James Brandenburg (Rice University)

Description

Dileptons ($l^{+}l^{-}$) are produced throughout all stages of heavy-ion collisions and escape with minimum interaction with the strongly interacting medium. For this reason, $l^{+}l^{-}$ pair measurements play an essential role in the study of the hot and dense nuclear matter created in heavy-ion collisions. Dileptons in the low invariant mass region (up to M$_{ll}\sim$1~GeV/c$^2$) retain information about the in-medium modification of vector mesons while dileptons in the intermediate mass region (extending out to M$_{ll}\sim$3 GeV/c$^2$) predominantly originate from charm decays and thermal radiation of the medium. At higher invariant masses, recent studies of $J/\psi$ yields in peripheral A$+$A collisions by the ALICE~\cite{alice} and STAR collaborations showed significant excess at very low momentum transfers (p$_T$ $<$ 0.3~GeV/c). These observations may point to evidence of coherent photoproduction of $J/\psi$ in hadronic interactions which conflicts with traditional knowledge of the coherent photoproduction mechanism. It is interesting to investigate the $e^{+}e^{-}$ pair production in a wider invariant mass region (M$_{ee}<$4 GeV/c$^2$) at very low p$_T$ in heavy-ion collisions for different centrality bins in order to study the production mechanism.

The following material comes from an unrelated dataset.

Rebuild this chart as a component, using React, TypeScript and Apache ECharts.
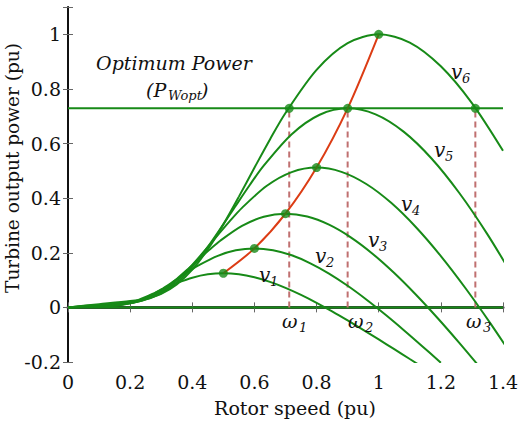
import React, { useEffect, useRef } from "react";
import * as echarts from "echarts";

// Turbine power curves for six wind speeds v1..v6: [rotor speed (pu), power (pu)]
const curveV1: [number, number][] = [
  [0, 0], [0.05, 0.0014], [0.1, 0.0029], [0.125, 0.004], [0.15, 0.0062], [0.175, 0.0105],
  [0.2, 0.0173], [0.225, 0.0266], [0.25, 0.038], [0.275, 0.0507], [0.3, 0.0639],
  [0.325, 0.0769], [0.35, 0.089], [0.4, 0.1087], [0.45, 0.121], [0.5, 0.125],
  [0.55, 0.1212], [0.6, 0.1103], [0.65, 0.0935], [0.7, 0.0717], [0.75, 0.0459],
  [0.8, 0.0169], [0.85, -0.0145], [0.9, -0.0477], [0.95, -0.0821], [1.0, -0.1174],
  [1.05, -0.1531], [1.1, -0.1891], [1.15, -0.225],
];
const curveV2: [number, number][] = [
  [0, 0], [0.06, 0.0025], [0.12, 0.005], [0.15, 0.0069], [0.18, 0.0108], [0.21, 0.0181],
  [0.24, 0.0298], [0.27, 0.0459], [0.3, 0.0657], [0.33, 0.0876], [0.36, 0.1104],
  [0.39, 0.1328], [0.42, 0.1537], [0.48, 0.1879], [0.54, 0.209], [0.6, 0.216],
  [0.66, 0.2094], [0.72, 0.1907], [0.78, 0.1615], [0.84, 0.1238], [0.9, 0.0792],
  [0.96, 0.0291], [1.02, -0.0251], [1.08, -0.0824], [1.14, -0.1419], [1.2, -0.2028],
];
const curveV3: [number, number][] = [
  [0, 0], [0.07, 0.0039], [0.14, 0.008], [0.175, 0.011], [0.21, 0.0171], [0.245, 0.0287],
  [0.28, 0.0473], [0.315, 0.073], [0.35, 0.1043], [0.385, 0.1391], [0.42, 0.1754],
  [0.455, 0.2109], [0.49, 0.2441], [0.56, 0.2984], [0.63, 0.3319], [0.7, 0.343],
  [0.77, 0.3326], [0.84, 0.3028], [0.91, 0.2565], [0.98, 0.1966], [1.05, 0.1258],
  [1.12, 0.0463], [1.19, -0.0398], [1.26, -0.1308], [1.33, -0.2253],
];
const curveV4: [number, number][] = [
  [0, 0], [0.08, 0.0059], [0.16, 0.0119], [0.2, 0.0164], [0.24, 0.0255], [0.28, 0.0428],
  [0.32, 0.0707], [0.36, 0.1089], [0.4, 0.1556], [0.44, 0.2077], [0.48, 0.2618],
  [0.52, 0.3149], [0.56, 0.3644], [0.64, 0.4454], [0.72, 0.4955], [0.8, 0.512],
  [0.88, 0.4964], [0.96, 0.4519], [1.04, 0.3829], [1.12, 0.2935], [1.2, 0.1878],
  [1.28, 0.0691], [1.36, -0.0594], [1.44, -0.1953],
];
const curveV5: [number, number][] = [
  [0, 0], [0.09, 0.0084], [0.18, 0.017], [0.225, 0.0234], [0.27, 0.0363], [0.315, 0.0609],
  [0.36, 0.1006], [0.405, 0.1551], [0.45, 0.2216], [0.495, 0.2957], [0.54, 0.3727],
  [0.585, 0.4483], [0.63, 0.5188], [0.72, 0.6342], [0.81, 0.7055], [0.9, 0.729],
  [0.99, 0.7068], [1.08, 0.6435], [1.17, 0.5452], [1.26, 0.4179], [1.35, 0.2674],
  [1.44, 0.0983],
];
const curveV6: [number, number][] = [
  [0, 0], [0.1, 0.0115], [0.2, 0.0233], [0.25, 0.0321], [0.3, 0.0498], [0.35, 0.0836],
  [0.4, 0.138], [0.45, 0.2127], [0.5, 0.304], [0.55, 0.4056], [0.6, 0.5113],
  [0.65, 0.615], [0.7, 0.7117], [0.8, 0.8699], [0.9, 0.9677], [1.0, 1.0],
  [1.1, 0.9696], [1.2, 0.8827], [1.3, 0.7479], [1.4, 0.5733],
];

// Optimum power locus through the peaks
const optimumLocus: [number, number][] = [
  [0.5, 0.125], [0.6, 0.216], [0.7, 0.343], [0.8, 0.512], [0.9, 0.729], [1.0, 1.0],
];

const powerLimit = 0.729;
const omegaSpeeds = [0.712, 0.9, 1.311];
const markerPoints: [number, number][] = [
  [0.5, 0.125], [0.6, 0.216], [0.7, 0.343], [0.8, 0.512], [0.9, 0.729], [1.0, 1.0],
  [0.712, 0.729], [1.311, 0.729],
];

const xMin = 0;
const xMax = 1.4;
const yMin = -0.2;
const yMax = 1.1;

const GREEN = "#178a17";
const RED = "#dc3c14";
const DASH = "#c07070";
const SERIF = "DejaVu Serif";

export default function App() {
  const ref = useRef<HTMLDivElement>(null);

  useEffect(() => {
    if (!ref.current) return;
    const chart = echarts.init(ref.current, undefined, { renderer: "svg" });

    const curves = [curveV1, curveV2, curveV3, curveV4, curveV5, curveV6];
    const curveSeries = curves.map((d, i) => ({
      type: "line",
      name: "v" + (i + 1),
      data: d,
      smooth: 0.3,
      symbol: "none",
      lineStyle: { color: GREEN, width: 2 },
      z: 3,
    }));

    const dashSeries = omegaSpeeds.map((w) => ({
      type: "line",
      data: [[w, 0], [w, powerLimit]],
      symbol: "none",
      lineStyle: { color: DASH, width: 2, type: [6, 4] },
      z: 2,
    }));

    const axisLabelStyle = {
      fontFamily: SERIF,
      fontSize: 19,
      color: "#111",
    };

    const italic = (
      text: string,
      x: number,
      y: number,
      size: number,
      align: string = "left"
    ) => ({
      type: "text",
      x,
      y,
      z: 100,
      style: {
        text,
        fontFamily: SERIF,
        fontSize: size,
        fontStyle: "italic",
        fill: "#111",
        textAlign: align,
        textVerticalAlign: "middle",
      },
    });

    const option = {
      animation: false,
      textStyle: { fontFamily: SERIF },
      grid: { left: 68, right: 21, top: 7, bottom: 66, containLabel: false },
      xAxis: [
        {
          type: "value",
          min: xMin,
          max: xMax,
          interval: 0.2,
          position: "bottom",
          axisLine: { show: true, lineStyle: { color: "#3a3a3a", width: 3 } },
          axisTick: { show: true, inside: true, length: 5, lineStyle: { color: "#666", width: 1 } },
          splitLine: { show: false },
          axisLabel: {
            ...axisLabelStyle,
            margin: 10,
            formatter: (v: number) => String(Math.round(v * 10) / 10),
          },
        },
        {
          type: "value",
          min: xMin,
          max: xMax,
          interval: 0.2,
          position: "top",
          axisLine: { show: true, lineStyle: { color: "#111", width: 1 } },
          axisTick: { show: true, inside: true, length: 5, lineStyle: { color: "#666", width: 1 } },
          splitLine: { show: false },
          axisLabel: { show: false },
        },
      ],
      yAxis: [
        {
          type: "value",
          min: yMin,
          max: yMax,
          interval: 0.2,
          position: "left",
          axisLine: { show: true, lineStyle: { color: "#111", width: 2 } },
          axisTick: { show: true, inside: true, length: 5, lineStyle: { color: "#666", width: 1 } },
          splitLine: { show: false },
          axisLabel: {
            ...axisLabelStyle,
            margin: 7,
            formatter: (v: number) => {
              const r = Math.round(v * 10) / 10;
              if (r > 1.05) return "";
              return String(r);
            },
          },
        },
        {
          type: "value",
          min: yMin,
          max: yMax,
          interval: 0.2,
          position: "right",
          axisLine: { show: true, lineStyle: { color: "#111", width: 1 } },
          axisTick: { show: true, inside: true, length: 5, lineStyle: { color: "#666", width: 1 } },
          splitLine: { show: false },
          axisLabel: { show: false },
        },
      ],
      series: [
        {
          type: "line",
          data: [[xMin, 0], [xMax, 0]],
          symbol: "none",
          lineStyle: { color: GREEN, width: 2 },
          z: 2,
        },
        {
          type: "line",
          data: [[xMin, powerLimit], [xMax, powerLimit]],
          symbol: "none",
          lineStyle: { color: GREEN, width: 2 },
          z: 2,
        },
        ...dashSeries,
        ...curveSeries,
        {
          type: "line",
          data: optimumLocus,
          smooth: 0.3,
          symbol: "none",
          lineStyle: { color: RED, width: 2 },
          z: 4,
        },
        {
          type: "scatter",
          data: markerPoints,
          symbol: "circle",
          symbolSize: 9,
          itemStyle: { color: GREEN },
          z: 5,
        },
      ],
      graphic: [
        {
          type: "text",
          x: 295,
          y: 408,
          style: {
            text: "Rotor speed (pu)",
            fontFamily: SERIF,
            fontSize: 19,
            fill: "#111",
            textAlign: "center",
            textVerticalAlign: "middle",
          },
        },
        {
          type: "text",
          x: 12,
          y: 168,
          rotation: Math.PI / 2,
          style: {
            text: "Turbine output power (pu)",
            fontFamily: SERIF,
            fontSize: 18.5,
            fill: "#111",
            textAlign: "center",
            textVerticalAlign: "middle",
          },
        },
        italic("Optimum Power", 174, 63, 19, "center"),
        italic("(P", 146, 90, 19),
        italic("Wopt", 168, 95, 13),
        italic(")", 201, 90, 19),
        italic("v", 451, 72, 20),
        italic("6", 462, 78, 13),
        italic("v", 434, 150, 20),
        italic("5", 445, 156, 13),
        italic("v", 401, 204, 20),
        italic("4", 412, 210, 13),
        italic("v", 368, 240, 20),
        italic("3", 379, 246, 13),
        italic("v", 315, 256, 20),
        italic("2", 326, 262, 13),
        italic("v", 259, 275, 20),
        italic("1", 270, 281, 13),
        italic("ω", 282, 321, 19),
        italic("1", 299, 327, 13),
        italic("ω", 348, 321, 19),
        italic("2", 365, 327, 13),
        italic("ω", 466, 321, 19),
        italic("3", 483, 327, 13),
      ],
    };

    chart.setOption(option as any);
    return () => chart.dispose();
  }, []);

  return (
    <div
      ref={ref}
      style={{ position: "absolute", left: 0, top: 0, width: 524, height: 428, background: "#fff" }}
    />
  );
}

This talk will cover $e^{+}e^{-}$ spectra with various invariant mass and p$_{T}$ differentials in Au$+$Au collisions at $\sqrt{s_{NN}}$ = 200 GeV and U$+$U collisions at $\sqrt{s_{NN}}$ = 193 GeV. The structure of the t (t = p$_{T}^{2}$ ) distributions of these mass regions will be shown and compared with the same distributions in ultra-peripheral collisions. Additionally, this talk will cover first measurements of $\mu^{+}\mu^{-}$ invariant mass spectra from STAR's recently installed Muon Telescope Detector (MTD) in p$+$p and Au$+$Au collisions at $\sqrt{s_{NN}}$ = 200 GeV. Physics implications of the $\mu^{+}\mu^{-}$ results will be discussed in the context of STAR's published $e^{+}e^{-}$ results.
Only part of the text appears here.